In the entries below, find the line with "Recreate this image" and the line with "const loss10M = [2, 80, 80]", then retype both and everything between them exactly. Do not copy the pictures.

*** INPUT ROWS

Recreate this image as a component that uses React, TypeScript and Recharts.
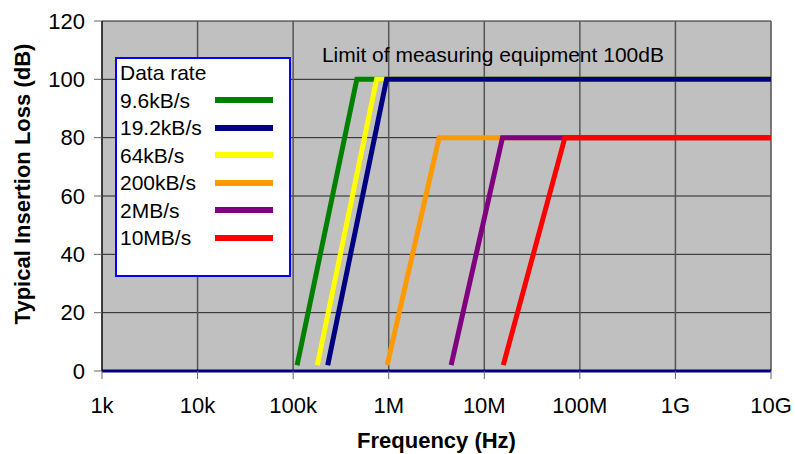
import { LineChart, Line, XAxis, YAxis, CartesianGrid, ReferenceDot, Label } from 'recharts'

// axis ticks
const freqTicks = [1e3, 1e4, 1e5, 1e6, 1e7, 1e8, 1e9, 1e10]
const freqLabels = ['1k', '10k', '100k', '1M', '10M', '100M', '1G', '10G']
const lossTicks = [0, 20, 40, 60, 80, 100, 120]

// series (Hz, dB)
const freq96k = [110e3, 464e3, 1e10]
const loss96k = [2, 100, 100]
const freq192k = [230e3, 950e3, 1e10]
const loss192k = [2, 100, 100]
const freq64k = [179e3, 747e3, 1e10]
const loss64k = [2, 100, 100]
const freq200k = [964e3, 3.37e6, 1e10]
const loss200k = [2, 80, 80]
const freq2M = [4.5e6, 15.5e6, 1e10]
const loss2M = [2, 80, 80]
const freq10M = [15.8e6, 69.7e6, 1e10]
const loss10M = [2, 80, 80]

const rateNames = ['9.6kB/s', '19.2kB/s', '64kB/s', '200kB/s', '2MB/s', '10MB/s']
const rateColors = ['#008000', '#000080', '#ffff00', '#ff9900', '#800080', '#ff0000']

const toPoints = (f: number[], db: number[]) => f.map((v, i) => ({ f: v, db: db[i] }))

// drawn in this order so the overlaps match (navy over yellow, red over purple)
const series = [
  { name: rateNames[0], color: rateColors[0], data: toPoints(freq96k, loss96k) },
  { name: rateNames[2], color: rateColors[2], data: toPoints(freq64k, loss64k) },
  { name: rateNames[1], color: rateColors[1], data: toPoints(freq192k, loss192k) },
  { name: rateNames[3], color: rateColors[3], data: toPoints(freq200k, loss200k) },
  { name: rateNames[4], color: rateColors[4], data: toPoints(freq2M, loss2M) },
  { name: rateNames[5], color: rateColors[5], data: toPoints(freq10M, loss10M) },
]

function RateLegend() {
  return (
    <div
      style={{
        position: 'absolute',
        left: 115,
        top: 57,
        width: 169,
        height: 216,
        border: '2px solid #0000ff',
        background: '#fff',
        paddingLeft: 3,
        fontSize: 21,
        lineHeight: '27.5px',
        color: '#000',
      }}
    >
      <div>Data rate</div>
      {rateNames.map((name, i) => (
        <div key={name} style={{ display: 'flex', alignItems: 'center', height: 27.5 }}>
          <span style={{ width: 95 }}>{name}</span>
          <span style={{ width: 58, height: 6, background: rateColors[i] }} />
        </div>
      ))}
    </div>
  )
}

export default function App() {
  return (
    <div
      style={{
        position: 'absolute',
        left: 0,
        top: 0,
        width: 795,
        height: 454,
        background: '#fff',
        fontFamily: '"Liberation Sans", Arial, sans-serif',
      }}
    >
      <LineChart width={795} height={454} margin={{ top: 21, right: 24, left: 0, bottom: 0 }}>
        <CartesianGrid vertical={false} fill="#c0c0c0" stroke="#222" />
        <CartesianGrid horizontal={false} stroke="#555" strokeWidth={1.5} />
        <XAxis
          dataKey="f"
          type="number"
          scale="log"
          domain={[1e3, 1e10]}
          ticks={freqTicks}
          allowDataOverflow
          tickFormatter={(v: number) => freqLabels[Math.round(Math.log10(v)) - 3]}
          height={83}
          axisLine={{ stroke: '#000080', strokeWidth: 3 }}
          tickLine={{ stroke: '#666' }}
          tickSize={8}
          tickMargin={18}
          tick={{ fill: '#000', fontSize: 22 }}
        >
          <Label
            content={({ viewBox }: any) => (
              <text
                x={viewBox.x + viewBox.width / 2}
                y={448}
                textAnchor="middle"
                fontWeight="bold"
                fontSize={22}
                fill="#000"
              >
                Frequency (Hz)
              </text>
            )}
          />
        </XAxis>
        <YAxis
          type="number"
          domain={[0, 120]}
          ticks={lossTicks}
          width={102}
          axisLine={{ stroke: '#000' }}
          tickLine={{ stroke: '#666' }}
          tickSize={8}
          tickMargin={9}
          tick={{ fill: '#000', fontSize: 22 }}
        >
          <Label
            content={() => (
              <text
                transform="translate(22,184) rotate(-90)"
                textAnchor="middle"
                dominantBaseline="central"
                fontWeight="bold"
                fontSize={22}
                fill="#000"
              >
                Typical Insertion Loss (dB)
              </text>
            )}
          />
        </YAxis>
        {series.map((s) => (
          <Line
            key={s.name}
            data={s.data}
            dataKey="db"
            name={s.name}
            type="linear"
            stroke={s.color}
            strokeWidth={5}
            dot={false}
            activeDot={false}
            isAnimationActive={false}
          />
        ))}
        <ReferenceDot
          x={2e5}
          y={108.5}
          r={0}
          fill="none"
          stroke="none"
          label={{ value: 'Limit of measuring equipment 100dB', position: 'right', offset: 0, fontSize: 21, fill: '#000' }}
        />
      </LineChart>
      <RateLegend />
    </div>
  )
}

******
*** INPUT ROWS

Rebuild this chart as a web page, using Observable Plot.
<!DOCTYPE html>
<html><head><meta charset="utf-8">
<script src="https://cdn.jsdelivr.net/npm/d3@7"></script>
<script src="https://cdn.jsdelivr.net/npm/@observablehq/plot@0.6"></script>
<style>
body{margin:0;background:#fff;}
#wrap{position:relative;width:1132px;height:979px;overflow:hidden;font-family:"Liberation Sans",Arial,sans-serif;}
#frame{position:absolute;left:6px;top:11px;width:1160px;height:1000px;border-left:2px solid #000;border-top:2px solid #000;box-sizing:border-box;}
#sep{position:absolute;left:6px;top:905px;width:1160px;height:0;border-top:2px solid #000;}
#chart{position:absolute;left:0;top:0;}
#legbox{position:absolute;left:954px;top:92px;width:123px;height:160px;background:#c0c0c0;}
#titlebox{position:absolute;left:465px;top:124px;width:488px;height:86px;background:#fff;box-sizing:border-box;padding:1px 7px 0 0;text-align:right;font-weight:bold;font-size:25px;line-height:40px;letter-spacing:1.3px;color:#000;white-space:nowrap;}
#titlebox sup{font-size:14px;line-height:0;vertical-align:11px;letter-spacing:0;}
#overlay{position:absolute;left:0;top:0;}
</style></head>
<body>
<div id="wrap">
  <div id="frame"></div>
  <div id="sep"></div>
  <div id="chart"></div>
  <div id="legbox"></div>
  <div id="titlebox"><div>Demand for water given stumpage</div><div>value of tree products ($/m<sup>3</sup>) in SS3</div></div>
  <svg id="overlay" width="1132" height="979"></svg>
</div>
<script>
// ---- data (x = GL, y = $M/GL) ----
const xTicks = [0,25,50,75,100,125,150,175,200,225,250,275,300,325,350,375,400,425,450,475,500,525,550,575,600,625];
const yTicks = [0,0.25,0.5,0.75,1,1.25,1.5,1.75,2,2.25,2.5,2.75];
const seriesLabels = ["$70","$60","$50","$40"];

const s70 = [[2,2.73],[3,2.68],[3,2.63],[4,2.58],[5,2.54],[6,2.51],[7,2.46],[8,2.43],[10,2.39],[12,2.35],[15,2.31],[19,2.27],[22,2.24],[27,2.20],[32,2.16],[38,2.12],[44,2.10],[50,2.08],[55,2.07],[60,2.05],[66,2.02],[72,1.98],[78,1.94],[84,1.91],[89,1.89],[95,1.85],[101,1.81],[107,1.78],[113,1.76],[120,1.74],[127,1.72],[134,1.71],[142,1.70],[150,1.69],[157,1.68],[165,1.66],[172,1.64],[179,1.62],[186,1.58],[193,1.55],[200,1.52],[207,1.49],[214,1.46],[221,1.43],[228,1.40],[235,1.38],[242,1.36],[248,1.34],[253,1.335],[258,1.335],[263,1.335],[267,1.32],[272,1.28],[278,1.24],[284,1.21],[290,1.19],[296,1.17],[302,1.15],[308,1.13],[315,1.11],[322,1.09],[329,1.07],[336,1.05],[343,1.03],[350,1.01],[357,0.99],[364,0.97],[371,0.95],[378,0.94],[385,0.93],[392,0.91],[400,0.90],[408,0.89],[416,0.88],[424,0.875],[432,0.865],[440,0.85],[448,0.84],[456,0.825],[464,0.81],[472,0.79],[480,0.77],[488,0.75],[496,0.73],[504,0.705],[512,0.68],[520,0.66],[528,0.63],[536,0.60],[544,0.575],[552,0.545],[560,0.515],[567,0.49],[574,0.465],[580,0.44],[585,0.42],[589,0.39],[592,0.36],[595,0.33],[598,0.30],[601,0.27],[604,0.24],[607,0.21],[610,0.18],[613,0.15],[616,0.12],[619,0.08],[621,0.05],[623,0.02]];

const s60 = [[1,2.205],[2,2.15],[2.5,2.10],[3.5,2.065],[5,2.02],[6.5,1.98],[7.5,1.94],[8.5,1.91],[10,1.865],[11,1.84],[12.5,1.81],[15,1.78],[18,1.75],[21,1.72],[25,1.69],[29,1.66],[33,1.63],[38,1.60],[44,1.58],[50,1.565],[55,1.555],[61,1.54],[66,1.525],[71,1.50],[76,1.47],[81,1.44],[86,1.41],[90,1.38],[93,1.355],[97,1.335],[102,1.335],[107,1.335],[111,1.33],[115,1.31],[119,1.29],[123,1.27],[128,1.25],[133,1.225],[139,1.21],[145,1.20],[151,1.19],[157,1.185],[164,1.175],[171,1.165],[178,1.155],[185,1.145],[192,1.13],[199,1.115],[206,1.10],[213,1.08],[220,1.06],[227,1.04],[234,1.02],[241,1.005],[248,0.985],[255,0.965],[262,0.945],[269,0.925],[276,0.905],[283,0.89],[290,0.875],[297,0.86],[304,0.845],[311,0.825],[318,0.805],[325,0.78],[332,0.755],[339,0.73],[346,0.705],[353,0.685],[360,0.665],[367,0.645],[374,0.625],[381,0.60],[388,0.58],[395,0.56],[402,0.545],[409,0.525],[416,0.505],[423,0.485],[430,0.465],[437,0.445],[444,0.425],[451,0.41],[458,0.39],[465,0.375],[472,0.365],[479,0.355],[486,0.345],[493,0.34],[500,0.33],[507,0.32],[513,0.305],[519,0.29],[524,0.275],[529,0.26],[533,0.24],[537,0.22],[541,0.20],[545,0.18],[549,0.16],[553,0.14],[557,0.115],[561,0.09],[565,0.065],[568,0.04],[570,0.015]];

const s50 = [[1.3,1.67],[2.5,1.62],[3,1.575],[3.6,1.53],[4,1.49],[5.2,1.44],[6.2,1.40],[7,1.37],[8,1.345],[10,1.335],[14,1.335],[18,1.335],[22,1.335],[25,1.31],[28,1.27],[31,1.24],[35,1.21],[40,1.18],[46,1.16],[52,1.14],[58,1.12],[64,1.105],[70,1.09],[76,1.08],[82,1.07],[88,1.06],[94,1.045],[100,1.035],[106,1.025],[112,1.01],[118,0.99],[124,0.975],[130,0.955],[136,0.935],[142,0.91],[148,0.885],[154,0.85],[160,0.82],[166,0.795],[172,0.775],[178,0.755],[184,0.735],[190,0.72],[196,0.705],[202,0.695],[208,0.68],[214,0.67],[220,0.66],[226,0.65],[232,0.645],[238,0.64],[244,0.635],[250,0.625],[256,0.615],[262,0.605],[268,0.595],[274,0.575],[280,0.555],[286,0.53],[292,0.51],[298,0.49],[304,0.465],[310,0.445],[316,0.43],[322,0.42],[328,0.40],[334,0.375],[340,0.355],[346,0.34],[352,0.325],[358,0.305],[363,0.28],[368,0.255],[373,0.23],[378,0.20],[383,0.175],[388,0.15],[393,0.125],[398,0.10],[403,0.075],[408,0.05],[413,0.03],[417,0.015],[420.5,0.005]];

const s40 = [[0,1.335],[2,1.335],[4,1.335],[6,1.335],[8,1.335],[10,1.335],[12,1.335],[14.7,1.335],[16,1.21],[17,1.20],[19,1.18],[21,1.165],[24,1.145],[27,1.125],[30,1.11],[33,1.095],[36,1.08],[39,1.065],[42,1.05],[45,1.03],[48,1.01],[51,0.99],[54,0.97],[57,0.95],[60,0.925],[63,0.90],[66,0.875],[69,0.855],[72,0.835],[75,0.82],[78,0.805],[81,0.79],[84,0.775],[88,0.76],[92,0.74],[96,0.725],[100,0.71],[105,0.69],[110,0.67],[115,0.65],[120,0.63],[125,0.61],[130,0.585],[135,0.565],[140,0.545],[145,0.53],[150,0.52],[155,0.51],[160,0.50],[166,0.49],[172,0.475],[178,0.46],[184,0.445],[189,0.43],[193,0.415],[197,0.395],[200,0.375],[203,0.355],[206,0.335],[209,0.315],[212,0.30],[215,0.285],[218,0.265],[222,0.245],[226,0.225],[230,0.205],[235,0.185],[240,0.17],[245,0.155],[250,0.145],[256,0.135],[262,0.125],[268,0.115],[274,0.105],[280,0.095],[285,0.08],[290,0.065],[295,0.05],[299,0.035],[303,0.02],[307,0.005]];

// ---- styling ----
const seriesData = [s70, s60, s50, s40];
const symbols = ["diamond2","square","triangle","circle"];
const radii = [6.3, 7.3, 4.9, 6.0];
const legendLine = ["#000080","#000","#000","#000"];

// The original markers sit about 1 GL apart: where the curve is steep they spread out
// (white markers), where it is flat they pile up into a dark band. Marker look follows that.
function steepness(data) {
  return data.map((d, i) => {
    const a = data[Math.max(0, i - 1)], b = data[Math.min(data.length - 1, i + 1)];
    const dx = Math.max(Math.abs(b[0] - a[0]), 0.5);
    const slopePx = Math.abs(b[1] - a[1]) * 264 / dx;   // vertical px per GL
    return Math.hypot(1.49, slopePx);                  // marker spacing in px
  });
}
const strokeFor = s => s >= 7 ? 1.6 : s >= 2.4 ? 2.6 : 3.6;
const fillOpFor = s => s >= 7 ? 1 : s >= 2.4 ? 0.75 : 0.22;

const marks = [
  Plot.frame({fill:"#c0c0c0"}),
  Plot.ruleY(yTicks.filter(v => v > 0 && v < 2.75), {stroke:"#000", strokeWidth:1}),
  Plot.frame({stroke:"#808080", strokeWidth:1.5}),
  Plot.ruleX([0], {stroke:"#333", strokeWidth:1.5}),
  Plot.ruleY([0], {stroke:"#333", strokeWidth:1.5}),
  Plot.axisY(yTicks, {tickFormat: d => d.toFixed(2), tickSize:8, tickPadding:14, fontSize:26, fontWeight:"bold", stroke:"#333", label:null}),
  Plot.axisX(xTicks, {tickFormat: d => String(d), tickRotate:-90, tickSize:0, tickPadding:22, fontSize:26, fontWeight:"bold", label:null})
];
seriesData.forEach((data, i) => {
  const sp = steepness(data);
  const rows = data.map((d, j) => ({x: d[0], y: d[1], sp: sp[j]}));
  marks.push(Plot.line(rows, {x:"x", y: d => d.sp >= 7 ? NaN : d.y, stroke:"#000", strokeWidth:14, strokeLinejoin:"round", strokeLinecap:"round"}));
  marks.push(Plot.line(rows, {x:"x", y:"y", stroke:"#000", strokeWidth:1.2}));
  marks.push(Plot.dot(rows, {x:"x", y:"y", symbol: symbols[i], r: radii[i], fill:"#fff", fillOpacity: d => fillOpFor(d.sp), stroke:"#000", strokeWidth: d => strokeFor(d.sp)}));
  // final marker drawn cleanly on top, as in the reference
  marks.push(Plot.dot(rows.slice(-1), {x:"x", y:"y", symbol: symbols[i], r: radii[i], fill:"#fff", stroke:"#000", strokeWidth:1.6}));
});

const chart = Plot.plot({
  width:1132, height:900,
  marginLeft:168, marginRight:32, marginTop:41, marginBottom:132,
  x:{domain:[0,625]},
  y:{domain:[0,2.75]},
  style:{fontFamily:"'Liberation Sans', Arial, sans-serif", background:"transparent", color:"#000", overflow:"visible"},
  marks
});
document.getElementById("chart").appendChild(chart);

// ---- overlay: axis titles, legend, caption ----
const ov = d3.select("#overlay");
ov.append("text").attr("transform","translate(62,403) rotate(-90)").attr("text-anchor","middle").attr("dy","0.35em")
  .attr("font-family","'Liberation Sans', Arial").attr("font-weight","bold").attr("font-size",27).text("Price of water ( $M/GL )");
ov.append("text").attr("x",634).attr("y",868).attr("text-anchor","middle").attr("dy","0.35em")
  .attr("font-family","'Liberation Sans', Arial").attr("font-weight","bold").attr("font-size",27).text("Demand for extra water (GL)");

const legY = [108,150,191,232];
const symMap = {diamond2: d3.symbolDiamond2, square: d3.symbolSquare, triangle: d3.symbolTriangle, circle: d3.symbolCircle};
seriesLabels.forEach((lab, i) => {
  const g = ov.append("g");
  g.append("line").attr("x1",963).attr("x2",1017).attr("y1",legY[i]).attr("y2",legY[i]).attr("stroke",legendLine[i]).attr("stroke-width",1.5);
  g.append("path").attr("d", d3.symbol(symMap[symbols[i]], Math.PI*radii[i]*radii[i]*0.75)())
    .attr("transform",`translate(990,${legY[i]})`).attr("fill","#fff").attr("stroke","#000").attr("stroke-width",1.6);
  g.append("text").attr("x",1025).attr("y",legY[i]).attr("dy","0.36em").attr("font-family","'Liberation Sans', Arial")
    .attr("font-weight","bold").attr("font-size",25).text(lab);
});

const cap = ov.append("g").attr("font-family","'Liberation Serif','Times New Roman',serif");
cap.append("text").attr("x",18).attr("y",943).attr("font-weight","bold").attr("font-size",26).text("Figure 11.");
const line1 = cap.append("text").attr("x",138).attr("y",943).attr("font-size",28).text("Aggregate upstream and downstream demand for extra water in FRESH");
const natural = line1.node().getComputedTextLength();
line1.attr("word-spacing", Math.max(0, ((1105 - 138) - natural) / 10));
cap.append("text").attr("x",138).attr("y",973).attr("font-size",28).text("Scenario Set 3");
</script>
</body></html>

******

RESPONSE BELOW:
Recreate this image as a component that uses React, TypeScript and Recharts.
import { LineChart, Line, XAxis, YAxis, CartesianGrid, ReferenceDot, Label } from 'recharts'

// axis ticks
const freqTicks = [1e3, 1e4, 1e5, 1e6, 1e7, 1e8, 1e9, 1e10]
const freqLabels = ['1k', '10k', '100k', '1M', '10M', '100M', '1G', '10G']
const lossTicks = [0, 20, 40, 60, 80, 100, 120]

// series (Hz, dB)
const freq96k = [110e3, 464e3, 1e10]
const loss96k = [2, 100, 100]
const freq192k = [230e3, 950e3, 1e10]
const loss192k = [2, 100, 100]
const freq64k = [179e3, 747e3, 1e10]
const loss64k = [2, 100, 100]
const freq200k = [964e3, 3.37e6, 1e10]
const loss200k = [2, 80, 80]
const freq2M = [4.5e6, 15.5e6, 1e10]
const loss2M = [2, 80, 80]
const freq10M = [15.8e6, 69.7e6, 1e10]
const loss10M = [2, 80, 80]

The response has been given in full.